---- RECORDS TO USE
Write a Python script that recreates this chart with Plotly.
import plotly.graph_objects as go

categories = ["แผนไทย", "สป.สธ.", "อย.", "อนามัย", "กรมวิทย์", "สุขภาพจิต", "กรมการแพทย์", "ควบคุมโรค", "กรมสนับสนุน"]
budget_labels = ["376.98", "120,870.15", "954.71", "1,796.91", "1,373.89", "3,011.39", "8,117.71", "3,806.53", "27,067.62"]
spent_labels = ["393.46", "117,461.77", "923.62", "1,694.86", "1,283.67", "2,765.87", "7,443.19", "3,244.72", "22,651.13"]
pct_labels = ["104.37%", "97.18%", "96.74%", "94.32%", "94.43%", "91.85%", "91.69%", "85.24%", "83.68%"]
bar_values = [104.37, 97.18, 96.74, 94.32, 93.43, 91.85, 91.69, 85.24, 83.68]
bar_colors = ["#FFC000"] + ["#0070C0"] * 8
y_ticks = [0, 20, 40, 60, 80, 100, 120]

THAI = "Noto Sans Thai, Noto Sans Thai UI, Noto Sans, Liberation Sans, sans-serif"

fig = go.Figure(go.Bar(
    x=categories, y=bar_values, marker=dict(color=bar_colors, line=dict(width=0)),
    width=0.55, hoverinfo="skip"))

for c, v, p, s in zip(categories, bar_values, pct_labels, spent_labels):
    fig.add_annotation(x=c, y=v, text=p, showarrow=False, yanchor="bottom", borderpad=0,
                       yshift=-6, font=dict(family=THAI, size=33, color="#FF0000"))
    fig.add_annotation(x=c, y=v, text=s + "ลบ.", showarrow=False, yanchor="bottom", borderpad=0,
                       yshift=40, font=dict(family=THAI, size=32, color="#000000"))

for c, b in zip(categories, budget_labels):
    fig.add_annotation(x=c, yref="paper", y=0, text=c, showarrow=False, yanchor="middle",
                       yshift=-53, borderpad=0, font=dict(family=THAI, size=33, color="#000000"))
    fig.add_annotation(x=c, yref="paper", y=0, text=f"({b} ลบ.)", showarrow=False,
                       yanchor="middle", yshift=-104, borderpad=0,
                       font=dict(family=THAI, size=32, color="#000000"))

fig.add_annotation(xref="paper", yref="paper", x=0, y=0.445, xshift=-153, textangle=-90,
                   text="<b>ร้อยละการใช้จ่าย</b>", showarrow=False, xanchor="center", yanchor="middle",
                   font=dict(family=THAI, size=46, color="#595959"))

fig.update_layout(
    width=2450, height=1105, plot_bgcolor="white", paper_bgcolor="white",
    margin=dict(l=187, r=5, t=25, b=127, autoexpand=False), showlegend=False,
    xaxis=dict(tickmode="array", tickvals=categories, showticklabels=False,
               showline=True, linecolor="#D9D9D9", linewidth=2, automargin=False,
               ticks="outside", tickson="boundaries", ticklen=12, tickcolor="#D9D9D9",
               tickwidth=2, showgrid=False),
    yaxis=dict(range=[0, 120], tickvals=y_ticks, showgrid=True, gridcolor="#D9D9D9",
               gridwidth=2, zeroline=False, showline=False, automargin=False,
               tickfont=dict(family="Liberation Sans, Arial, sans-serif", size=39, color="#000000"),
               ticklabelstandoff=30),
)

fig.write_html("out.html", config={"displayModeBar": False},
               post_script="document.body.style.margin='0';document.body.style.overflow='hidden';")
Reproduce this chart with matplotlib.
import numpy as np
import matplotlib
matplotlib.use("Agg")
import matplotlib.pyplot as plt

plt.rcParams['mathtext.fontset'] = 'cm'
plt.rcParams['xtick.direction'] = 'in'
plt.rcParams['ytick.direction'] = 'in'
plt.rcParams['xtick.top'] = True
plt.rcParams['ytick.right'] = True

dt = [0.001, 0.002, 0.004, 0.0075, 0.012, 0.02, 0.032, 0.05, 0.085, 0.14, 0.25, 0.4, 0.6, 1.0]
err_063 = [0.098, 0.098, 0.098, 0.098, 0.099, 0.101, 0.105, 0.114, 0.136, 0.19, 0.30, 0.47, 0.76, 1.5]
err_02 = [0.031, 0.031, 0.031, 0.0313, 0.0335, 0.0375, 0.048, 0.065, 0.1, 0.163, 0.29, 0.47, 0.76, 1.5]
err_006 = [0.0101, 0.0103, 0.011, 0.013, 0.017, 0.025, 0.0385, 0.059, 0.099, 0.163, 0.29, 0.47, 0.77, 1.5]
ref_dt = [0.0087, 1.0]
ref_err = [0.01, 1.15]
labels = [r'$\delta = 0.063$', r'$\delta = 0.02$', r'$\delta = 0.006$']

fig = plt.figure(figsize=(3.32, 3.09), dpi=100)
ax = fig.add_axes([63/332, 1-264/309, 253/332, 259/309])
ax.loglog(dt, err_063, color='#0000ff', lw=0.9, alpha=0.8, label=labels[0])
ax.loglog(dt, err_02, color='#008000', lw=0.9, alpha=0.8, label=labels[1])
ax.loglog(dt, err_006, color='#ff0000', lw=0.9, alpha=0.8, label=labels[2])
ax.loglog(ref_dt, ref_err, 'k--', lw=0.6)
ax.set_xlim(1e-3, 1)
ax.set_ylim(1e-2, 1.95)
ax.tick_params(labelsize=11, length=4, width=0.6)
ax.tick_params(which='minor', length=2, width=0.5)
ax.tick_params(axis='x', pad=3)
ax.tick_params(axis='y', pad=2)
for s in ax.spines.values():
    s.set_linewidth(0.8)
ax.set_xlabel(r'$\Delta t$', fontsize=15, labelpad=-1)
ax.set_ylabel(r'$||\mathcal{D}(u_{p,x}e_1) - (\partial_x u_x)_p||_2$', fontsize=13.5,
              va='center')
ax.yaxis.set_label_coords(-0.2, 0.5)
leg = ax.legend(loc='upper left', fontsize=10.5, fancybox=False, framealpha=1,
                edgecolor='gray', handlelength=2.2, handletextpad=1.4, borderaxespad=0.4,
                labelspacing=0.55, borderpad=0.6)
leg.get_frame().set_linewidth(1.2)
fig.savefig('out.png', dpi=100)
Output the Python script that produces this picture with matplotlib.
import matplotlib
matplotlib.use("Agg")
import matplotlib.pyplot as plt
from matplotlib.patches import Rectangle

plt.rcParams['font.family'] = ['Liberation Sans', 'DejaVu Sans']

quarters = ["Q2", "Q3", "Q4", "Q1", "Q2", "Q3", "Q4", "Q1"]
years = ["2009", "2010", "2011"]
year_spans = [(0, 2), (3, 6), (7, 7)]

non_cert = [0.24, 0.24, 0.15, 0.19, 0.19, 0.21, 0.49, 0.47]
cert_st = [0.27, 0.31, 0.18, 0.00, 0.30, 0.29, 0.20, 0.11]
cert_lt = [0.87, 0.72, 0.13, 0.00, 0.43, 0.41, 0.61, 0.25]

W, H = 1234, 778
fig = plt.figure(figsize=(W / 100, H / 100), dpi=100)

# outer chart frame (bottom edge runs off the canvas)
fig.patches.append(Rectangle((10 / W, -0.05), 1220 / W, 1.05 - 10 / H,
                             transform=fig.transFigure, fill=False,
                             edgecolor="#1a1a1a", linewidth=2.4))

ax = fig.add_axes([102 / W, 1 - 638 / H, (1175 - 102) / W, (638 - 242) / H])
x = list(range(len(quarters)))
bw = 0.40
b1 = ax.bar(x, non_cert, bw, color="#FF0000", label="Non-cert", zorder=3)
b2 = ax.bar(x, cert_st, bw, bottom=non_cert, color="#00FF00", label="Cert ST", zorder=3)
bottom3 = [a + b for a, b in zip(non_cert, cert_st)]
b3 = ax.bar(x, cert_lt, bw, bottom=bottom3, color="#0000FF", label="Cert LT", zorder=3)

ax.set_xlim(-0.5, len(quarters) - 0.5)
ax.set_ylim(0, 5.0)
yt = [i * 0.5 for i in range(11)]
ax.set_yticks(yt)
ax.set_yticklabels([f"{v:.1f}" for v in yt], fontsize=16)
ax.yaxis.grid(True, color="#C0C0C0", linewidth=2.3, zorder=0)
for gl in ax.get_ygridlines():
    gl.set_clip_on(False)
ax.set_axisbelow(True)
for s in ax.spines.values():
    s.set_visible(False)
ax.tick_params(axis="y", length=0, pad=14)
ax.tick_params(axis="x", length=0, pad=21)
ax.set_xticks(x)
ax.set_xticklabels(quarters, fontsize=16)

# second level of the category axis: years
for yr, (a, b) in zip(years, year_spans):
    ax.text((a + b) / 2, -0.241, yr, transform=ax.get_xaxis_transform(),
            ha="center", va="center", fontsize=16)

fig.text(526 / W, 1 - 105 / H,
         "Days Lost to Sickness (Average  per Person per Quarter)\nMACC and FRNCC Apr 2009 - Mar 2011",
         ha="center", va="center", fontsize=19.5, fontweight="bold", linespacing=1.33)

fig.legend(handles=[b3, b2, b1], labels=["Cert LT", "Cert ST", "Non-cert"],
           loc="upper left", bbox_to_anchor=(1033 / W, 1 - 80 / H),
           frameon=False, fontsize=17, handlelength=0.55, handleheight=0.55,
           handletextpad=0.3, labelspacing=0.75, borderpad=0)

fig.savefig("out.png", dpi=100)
--------
WHAT IS NEEDED: Up to and including the line with "import plotly.graph_objects as go", print every line of the records from the start.

ANSWER TO THIS PROBLEM:
Write a Python script that recreates this chart with Plotly.
import plotly.graph_objects as go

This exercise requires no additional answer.